--- START THE DATA ---

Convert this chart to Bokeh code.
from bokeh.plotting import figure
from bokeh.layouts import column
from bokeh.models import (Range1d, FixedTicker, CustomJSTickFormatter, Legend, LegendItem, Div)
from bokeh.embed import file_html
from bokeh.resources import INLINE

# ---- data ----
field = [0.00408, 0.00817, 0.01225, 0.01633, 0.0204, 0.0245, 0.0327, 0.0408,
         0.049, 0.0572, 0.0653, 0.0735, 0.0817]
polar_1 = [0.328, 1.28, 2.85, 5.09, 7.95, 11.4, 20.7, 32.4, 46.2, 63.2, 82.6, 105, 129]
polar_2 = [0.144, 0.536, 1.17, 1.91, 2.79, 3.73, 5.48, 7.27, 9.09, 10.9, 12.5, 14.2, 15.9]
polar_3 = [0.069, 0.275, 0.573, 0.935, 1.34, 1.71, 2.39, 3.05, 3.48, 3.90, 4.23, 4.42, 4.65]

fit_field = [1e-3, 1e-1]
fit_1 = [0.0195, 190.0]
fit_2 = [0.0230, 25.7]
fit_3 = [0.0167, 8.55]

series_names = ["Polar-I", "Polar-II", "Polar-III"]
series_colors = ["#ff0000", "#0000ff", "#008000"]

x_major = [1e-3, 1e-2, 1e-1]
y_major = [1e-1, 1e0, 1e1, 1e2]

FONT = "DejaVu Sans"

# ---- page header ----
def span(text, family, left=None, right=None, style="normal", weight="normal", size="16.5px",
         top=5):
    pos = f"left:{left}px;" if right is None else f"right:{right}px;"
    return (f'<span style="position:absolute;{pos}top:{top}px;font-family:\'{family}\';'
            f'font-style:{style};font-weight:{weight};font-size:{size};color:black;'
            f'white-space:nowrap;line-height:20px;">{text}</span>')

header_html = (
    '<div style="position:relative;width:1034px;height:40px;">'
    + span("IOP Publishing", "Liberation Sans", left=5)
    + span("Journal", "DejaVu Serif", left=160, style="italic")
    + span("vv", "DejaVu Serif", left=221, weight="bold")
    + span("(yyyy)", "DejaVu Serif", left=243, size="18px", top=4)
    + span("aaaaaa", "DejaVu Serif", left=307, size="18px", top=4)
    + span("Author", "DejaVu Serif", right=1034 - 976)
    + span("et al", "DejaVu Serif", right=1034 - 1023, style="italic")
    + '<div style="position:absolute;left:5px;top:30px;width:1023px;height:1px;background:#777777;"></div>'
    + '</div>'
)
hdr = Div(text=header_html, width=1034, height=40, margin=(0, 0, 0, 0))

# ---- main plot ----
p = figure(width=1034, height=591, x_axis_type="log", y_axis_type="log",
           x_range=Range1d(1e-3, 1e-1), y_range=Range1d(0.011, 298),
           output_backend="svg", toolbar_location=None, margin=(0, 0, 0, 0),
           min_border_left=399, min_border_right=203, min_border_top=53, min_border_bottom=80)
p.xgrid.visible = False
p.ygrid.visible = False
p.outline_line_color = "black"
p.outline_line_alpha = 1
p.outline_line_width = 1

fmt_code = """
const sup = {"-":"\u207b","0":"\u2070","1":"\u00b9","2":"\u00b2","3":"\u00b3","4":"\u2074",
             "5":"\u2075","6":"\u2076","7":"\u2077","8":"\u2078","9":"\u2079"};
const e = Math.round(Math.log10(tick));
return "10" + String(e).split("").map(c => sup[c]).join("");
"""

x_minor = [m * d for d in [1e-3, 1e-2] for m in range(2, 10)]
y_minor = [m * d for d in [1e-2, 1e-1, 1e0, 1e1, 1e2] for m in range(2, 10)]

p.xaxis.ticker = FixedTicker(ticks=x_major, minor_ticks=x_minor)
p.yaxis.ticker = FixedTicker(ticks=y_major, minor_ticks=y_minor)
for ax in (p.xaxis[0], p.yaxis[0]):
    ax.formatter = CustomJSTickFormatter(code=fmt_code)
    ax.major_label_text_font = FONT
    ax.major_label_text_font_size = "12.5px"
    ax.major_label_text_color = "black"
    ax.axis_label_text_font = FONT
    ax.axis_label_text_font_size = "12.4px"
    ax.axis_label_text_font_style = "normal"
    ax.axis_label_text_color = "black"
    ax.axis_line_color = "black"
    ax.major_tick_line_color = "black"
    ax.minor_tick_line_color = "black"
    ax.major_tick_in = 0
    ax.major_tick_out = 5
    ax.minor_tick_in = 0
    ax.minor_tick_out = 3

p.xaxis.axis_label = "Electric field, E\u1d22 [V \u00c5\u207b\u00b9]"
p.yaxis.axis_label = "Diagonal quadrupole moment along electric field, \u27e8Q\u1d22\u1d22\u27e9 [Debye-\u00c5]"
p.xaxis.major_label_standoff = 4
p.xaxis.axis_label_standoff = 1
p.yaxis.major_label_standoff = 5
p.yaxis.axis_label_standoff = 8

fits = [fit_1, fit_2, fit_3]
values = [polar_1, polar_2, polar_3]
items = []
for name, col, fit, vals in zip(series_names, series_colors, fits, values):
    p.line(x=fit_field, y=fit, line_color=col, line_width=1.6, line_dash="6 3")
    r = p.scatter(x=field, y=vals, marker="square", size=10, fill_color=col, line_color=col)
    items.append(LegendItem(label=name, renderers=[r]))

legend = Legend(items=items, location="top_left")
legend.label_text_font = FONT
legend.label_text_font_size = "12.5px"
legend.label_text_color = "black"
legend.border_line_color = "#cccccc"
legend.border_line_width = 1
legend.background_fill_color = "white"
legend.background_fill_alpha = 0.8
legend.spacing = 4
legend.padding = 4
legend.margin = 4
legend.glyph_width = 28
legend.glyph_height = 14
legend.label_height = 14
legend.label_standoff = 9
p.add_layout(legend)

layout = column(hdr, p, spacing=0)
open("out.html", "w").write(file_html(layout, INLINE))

--- END THE DATA ---
--- START THE DATA ---

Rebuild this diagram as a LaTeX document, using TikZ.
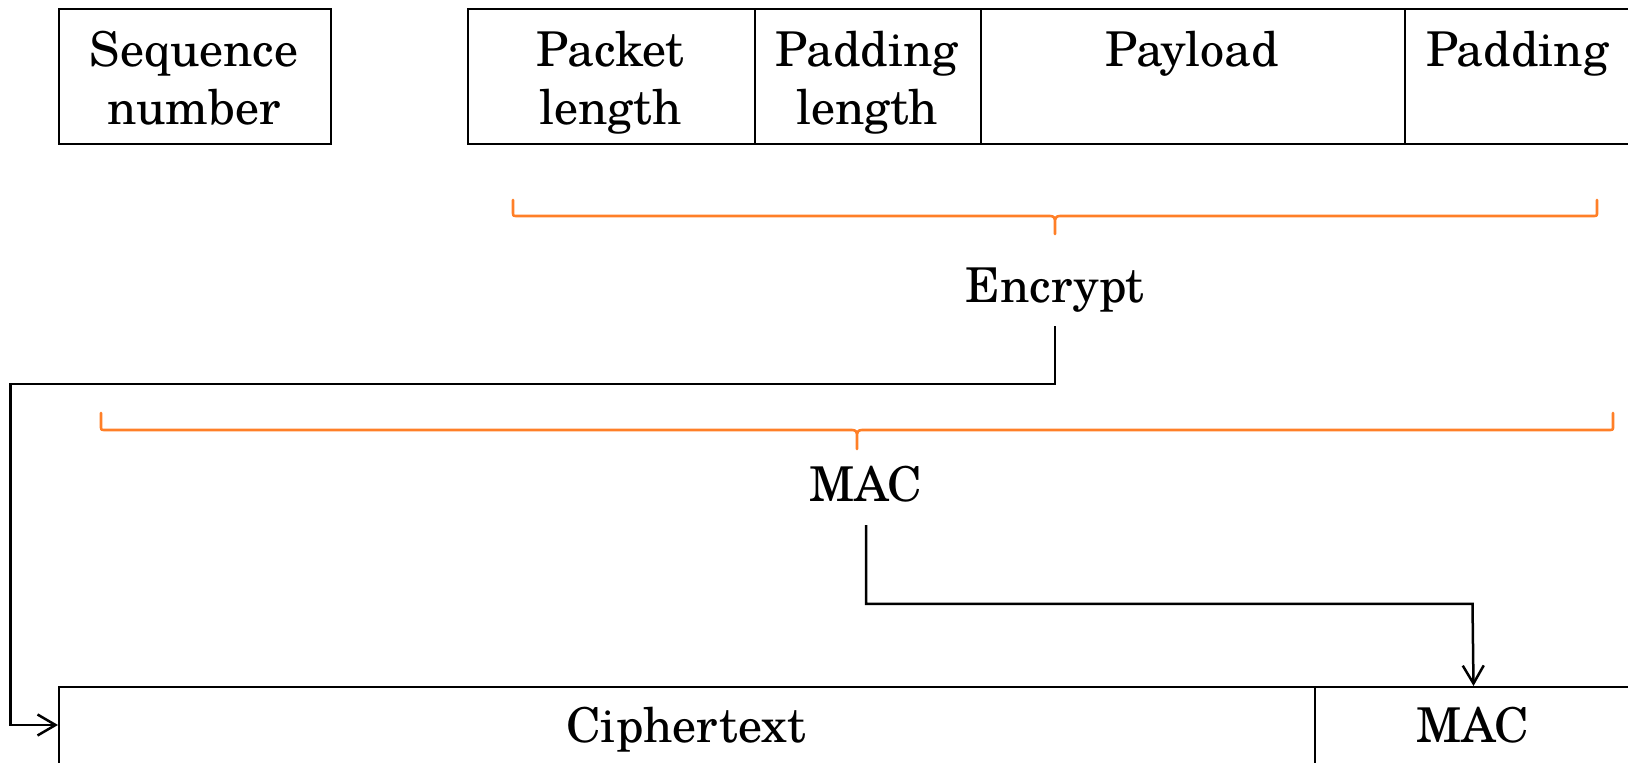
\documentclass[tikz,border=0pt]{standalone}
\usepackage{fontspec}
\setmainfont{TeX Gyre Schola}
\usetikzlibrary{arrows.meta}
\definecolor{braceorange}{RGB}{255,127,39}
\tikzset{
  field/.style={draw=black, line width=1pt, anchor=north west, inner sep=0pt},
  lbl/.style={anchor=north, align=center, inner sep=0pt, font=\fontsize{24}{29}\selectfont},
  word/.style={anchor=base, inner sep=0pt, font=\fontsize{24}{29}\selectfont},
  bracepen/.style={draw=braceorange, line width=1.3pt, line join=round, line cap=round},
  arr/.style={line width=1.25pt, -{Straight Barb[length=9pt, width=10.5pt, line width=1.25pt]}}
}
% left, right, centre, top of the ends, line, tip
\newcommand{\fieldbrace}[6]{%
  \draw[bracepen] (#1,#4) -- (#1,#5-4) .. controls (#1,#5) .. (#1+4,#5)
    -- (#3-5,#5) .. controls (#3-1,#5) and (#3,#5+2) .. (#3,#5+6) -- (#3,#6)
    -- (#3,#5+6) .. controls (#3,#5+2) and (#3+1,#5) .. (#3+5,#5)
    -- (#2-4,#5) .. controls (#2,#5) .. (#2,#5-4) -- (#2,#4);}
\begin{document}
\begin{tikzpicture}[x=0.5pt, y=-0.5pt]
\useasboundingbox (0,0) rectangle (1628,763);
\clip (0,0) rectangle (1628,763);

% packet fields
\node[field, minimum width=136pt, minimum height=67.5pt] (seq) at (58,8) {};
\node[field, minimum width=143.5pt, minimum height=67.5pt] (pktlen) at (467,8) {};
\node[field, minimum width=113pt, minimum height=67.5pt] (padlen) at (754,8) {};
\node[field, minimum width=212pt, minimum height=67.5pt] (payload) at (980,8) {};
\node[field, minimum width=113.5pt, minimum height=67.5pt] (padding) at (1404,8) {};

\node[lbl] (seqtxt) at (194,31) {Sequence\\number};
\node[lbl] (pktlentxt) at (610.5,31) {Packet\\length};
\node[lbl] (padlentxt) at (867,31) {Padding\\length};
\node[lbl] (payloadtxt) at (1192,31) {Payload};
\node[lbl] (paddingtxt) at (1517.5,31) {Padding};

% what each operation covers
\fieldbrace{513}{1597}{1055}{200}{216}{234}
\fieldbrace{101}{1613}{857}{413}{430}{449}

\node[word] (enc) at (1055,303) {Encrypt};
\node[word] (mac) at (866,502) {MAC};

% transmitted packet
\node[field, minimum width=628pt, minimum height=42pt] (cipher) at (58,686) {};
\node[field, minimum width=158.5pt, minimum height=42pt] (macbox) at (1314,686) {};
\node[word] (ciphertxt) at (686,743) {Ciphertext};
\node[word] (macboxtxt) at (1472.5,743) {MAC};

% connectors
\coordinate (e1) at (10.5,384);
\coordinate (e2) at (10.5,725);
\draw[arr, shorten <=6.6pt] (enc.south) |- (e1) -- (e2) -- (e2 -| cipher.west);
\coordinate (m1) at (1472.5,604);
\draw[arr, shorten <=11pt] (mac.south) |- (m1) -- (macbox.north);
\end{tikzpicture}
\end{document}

--- END THE DATA ---
--- START THE DATA ---

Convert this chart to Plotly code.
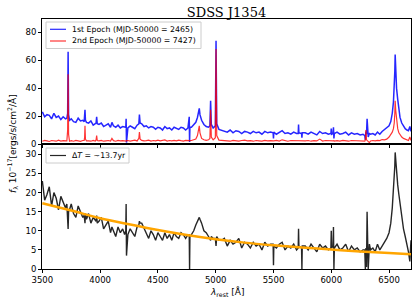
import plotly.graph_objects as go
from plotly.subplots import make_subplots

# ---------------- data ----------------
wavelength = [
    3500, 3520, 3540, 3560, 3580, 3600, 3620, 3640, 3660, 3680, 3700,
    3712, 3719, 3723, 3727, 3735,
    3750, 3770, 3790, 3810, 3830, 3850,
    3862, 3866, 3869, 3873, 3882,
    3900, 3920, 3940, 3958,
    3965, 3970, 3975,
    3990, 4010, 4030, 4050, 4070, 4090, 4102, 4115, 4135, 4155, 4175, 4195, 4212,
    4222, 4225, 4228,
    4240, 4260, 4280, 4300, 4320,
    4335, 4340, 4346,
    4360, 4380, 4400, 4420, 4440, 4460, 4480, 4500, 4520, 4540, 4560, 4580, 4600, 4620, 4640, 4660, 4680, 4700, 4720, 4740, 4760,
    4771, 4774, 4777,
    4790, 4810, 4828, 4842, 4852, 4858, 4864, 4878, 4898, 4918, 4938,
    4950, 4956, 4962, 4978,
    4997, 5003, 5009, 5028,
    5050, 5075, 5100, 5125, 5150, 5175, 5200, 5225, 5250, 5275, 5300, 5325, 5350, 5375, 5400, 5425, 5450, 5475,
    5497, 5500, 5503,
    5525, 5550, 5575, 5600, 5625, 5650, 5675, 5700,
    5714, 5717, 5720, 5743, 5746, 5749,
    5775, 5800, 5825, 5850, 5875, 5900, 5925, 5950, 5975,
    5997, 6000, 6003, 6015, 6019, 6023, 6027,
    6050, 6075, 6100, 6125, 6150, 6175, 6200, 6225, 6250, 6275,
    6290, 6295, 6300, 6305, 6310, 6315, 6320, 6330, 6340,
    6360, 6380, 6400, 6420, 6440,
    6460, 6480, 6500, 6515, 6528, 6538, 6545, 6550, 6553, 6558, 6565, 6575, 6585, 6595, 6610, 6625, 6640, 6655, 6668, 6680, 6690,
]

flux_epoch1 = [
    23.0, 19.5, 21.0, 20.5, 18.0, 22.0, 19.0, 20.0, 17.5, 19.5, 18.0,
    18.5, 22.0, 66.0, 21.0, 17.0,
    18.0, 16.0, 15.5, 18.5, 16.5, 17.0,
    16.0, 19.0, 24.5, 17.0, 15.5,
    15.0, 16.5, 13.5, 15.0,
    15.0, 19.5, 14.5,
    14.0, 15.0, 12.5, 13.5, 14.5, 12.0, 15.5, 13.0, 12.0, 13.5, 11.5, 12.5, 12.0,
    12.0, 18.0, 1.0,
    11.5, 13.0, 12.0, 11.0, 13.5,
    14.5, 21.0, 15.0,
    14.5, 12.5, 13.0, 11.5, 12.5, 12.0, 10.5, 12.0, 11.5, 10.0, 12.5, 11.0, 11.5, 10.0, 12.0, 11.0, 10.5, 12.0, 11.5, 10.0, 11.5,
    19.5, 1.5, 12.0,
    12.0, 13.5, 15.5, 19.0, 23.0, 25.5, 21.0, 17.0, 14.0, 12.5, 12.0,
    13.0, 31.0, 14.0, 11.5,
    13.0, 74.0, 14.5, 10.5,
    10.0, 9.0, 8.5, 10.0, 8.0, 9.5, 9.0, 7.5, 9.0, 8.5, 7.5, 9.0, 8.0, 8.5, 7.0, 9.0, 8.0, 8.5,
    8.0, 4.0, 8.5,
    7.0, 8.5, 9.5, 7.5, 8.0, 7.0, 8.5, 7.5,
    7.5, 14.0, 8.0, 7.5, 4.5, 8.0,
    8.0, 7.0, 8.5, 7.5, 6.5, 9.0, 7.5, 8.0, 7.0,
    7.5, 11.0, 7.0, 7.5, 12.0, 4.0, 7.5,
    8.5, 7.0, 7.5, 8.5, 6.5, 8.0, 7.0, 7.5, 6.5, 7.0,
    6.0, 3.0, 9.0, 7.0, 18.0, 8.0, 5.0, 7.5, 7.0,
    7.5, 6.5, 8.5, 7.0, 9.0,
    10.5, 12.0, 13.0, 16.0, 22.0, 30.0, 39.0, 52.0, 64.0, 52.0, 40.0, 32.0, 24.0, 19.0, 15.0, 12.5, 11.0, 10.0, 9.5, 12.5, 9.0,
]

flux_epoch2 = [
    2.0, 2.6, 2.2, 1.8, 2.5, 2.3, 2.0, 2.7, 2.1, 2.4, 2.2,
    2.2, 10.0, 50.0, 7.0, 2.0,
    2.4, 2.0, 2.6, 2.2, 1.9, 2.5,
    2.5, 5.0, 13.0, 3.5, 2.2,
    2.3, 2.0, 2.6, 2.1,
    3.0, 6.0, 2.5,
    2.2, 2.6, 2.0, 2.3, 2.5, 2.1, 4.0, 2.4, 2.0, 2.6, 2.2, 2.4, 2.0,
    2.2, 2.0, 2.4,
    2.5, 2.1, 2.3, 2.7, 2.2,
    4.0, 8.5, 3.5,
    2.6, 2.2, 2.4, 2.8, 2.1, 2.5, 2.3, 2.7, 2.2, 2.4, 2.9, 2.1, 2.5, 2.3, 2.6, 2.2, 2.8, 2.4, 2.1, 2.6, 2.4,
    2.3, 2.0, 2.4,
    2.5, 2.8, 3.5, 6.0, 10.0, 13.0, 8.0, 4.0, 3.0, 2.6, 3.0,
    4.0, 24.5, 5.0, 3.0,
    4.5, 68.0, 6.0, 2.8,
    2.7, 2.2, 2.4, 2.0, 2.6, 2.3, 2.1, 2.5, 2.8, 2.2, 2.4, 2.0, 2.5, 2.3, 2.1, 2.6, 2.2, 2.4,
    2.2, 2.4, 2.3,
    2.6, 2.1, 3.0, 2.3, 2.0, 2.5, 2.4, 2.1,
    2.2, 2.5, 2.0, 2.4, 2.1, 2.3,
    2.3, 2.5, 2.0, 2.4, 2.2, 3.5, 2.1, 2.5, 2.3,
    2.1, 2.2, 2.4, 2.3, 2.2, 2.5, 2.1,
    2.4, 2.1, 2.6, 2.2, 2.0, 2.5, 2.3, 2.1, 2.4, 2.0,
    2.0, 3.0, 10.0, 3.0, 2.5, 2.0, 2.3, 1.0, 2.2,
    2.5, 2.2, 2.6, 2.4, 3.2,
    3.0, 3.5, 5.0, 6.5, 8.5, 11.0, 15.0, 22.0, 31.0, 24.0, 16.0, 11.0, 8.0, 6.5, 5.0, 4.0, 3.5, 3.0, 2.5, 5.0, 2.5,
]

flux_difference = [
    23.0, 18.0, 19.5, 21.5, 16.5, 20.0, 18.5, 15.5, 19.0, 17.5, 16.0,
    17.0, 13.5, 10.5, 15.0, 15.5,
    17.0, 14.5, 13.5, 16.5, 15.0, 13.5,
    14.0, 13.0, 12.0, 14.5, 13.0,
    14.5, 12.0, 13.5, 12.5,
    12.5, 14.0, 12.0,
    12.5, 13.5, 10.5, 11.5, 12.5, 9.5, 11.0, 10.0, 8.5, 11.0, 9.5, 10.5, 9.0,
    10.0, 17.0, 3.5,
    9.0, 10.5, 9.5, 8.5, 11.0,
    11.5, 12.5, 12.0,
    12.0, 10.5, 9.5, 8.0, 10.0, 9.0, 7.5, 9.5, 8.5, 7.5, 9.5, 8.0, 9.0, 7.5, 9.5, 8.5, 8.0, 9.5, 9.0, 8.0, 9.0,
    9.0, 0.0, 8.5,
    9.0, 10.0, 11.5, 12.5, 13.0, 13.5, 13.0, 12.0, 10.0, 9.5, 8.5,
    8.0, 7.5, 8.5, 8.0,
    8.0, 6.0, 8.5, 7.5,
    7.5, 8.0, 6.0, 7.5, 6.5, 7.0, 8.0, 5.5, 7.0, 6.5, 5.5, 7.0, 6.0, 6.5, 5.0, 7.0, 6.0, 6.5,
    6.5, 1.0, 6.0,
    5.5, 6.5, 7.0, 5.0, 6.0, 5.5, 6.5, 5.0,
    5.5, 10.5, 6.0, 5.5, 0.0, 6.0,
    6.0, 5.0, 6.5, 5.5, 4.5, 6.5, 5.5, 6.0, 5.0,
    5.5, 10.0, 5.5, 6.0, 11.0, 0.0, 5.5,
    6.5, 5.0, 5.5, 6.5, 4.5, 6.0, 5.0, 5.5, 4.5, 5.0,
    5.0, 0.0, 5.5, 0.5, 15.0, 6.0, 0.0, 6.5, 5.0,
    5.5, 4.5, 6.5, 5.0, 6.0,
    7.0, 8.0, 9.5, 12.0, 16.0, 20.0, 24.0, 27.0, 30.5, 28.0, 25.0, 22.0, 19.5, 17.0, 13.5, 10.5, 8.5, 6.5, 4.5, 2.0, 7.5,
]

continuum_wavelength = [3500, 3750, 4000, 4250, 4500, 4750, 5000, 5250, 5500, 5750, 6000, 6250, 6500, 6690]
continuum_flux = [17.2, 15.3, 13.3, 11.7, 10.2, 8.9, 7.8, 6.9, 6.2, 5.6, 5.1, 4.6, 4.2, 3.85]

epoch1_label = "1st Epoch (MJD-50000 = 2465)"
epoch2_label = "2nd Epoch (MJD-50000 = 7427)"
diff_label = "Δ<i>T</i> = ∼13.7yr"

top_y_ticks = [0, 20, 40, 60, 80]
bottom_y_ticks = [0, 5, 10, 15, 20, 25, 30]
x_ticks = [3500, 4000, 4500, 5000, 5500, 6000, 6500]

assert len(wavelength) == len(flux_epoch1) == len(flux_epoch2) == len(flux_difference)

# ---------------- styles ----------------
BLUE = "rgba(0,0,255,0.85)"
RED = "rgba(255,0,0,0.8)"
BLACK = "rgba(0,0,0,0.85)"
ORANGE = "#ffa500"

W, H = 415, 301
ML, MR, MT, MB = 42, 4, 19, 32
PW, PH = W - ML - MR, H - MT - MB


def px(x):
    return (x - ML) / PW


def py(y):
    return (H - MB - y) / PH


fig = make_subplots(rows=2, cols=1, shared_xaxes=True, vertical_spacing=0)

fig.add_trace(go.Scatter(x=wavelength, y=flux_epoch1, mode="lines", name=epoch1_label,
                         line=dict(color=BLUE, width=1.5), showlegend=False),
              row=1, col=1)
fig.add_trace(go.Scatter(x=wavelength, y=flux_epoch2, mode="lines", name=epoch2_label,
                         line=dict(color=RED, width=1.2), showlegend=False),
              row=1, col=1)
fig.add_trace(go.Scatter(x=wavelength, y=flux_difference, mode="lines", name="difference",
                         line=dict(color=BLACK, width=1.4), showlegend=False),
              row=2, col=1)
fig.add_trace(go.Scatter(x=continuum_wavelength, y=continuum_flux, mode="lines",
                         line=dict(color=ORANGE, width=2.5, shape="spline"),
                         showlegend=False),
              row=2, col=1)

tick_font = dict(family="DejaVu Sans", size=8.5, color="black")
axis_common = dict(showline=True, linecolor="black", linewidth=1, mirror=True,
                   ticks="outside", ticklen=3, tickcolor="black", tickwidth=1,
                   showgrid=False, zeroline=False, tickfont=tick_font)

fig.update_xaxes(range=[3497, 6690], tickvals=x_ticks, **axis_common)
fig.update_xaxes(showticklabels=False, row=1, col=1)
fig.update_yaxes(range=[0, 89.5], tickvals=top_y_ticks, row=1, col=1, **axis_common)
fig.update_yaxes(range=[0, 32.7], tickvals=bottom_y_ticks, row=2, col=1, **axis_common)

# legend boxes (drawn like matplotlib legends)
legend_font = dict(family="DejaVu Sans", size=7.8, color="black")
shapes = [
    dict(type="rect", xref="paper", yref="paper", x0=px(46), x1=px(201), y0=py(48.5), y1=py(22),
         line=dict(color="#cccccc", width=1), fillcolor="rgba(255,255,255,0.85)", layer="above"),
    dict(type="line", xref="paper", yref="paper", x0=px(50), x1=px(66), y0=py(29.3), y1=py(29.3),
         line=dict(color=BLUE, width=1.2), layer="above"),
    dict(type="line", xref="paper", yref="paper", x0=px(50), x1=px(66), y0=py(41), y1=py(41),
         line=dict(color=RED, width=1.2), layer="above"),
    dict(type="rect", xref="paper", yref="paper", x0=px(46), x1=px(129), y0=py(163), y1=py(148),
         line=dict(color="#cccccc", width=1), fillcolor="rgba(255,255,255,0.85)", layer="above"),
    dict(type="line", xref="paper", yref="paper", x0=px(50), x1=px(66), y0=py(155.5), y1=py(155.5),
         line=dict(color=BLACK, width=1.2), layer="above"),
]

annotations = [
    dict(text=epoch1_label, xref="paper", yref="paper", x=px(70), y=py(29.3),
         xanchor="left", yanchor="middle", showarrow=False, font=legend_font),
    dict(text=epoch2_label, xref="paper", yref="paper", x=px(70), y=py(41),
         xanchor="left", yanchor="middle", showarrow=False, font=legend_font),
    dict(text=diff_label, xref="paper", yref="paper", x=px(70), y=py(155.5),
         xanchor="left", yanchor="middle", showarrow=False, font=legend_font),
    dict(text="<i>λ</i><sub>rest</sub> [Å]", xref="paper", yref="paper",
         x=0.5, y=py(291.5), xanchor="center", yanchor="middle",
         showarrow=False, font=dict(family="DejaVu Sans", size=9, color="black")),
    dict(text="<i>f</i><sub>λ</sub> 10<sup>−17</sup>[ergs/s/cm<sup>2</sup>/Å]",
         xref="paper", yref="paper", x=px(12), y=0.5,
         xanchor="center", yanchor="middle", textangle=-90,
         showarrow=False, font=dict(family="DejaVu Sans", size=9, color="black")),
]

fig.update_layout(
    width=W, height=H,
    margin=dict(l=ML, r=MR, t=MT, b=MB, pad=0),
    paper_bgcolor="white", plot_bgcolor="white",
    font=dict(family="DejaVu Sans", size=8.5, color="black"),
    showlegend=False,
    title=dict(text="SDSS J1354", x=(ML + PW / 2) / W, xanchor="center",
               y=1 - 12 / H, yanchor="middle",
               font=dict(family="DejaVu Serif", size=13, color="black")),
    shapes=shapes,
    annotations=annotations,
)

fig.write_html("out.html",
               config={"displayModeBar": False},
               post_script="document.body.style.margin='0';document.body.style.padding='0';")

--- END THE DATA ---

# [WHAT IS BEING ASKED]
Exactly the lines from the one with "Convert this chart to Plotly code." through the one with "from plotly.subplots import make_subplots" are to be reproduced, and no pictures with them.

# [CORRECT ANSWER]
Convert this chart to Plotly code.
import plotly.graph_objects as go
from plotly.subplots import make_subplots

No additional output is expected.